Natural Language Interface: Information is presented through natural language summaries and recommendations rather than raw data, often employing instruction-tuned language models 5) to generate user-appropriate explanations of why particular information has been surfaced.
Proactive Assistant Surfaces find application across multiple professional and personal contexts:
Knowledge Workers: In software development environments, these systems can surface relevant GitHub pull requests, code reviews awaiting attention, or architecture decisions relevant to work in progress without developers explicitly searching for this information.
Team Coordination: In organizations using Slack and email, proactive surfaces can identify communication breakdowns, highlight decisions that require input from specific team members, or surface conflicting calendar availability before meetings are scheduled.
Project Management: Calendar integration enables the system to surface deadline-related information, identify scheduling conflicts, or suggest meeting preparation materials based on upcoming commitments.
Research and Development: These systems can proactively surface newly published research, competitor announcements, or internal documentation relevant to current projects by analyzing ongoing work patterns.
Several significant challenges constrain current implementations of Proactive Assistant Surfaces:
Privacy and Security Concerns: Monitoring multiple data sources requires access to sensitive communications, calendar information, and code repositories. Organizations must carefully manage data access permissions, implement encryption, and establish clear data retention policies. Regulatory frameworks including GDPR, CCPA, and HIPAA impose strict requirements on data handling, and inadvertent surfacing of confidential information creates serious compliance risks.

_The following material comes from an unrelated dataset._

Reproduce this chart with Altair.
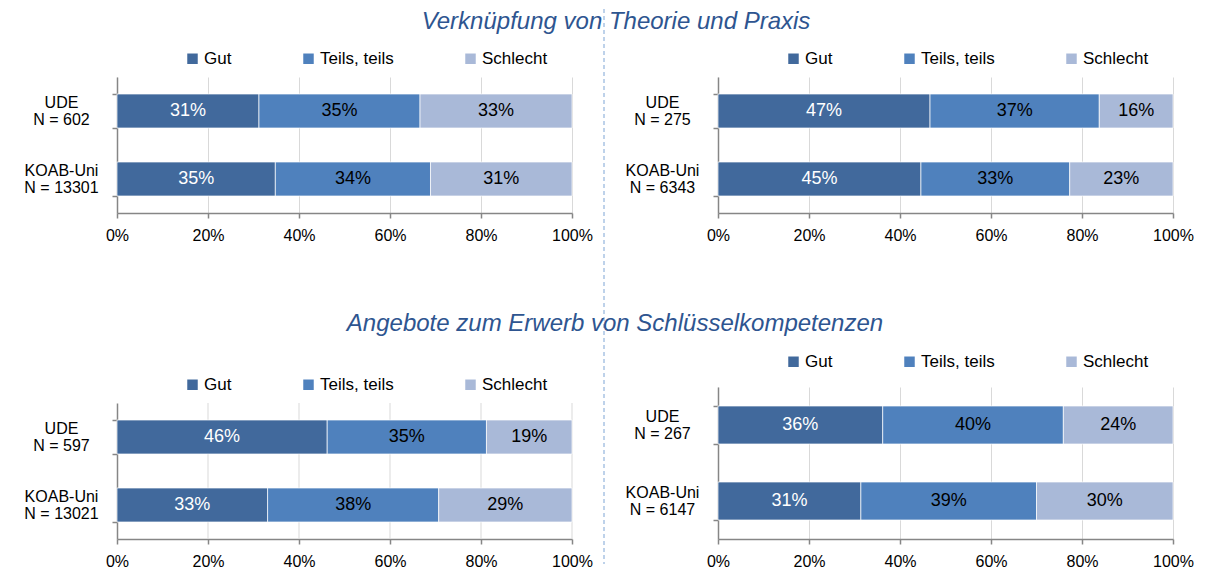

Alert Fatigue and User Autonomy: Aggressive proactive surfacing can overwhelm users with low-relevance notifications, reducing the utility of the system and eroding user trust. The challenge lies in identifying the precise threshold at which proactive information becomes helpful rather than intrusive, which varies significantly across individual users and organizational cultures.
Contextual Understanding Limitations: Despite advances in language models and context modeling, systems frequently misinterpret user context, failing to distinguish between incidental mentions of information and genuine decision-relevant signals. This limitation forces implementations toward conservative strategies that surface less information to minimize false positives.
Cross-Platform Semantic Integration: Different platforms employ incompatible data schemas, terminology conventions, and communication patterns. A GitHub issue, Slack message, and calendar event describing the same project concern must be semantically unified, requiring substantial feature engineering and domain adaptation.
Attribution and Explainability: Users need to understand why specific information was surfaced to evaluate system trustworthiness. However, generating clear, concise explanations of complex multi-source reasoning patterns remains technically difficult.
As of 2026, Proactive Assistant Surfaces represent an emerging product category with automatic context assembly and recommended integrations gaining traction in professional environments. Most implementations remain deployed in specialized contexts (software development teams, research organizations, high-touch consulting firms) rather than mainstream adoption 6). Commercial offerings are expanding, though many deployed systems still represent internal research or engineering efforts within technology companies.
Future development directions include improved context modeling through federated learning approaches that preserve privacy while enabling personalization, more sophisticated temporal optimization strategies that learn individual user preferences for notification timing, and integration of domain-specific knowledge graphs that enable deeper semantic understanding across disparate data sources.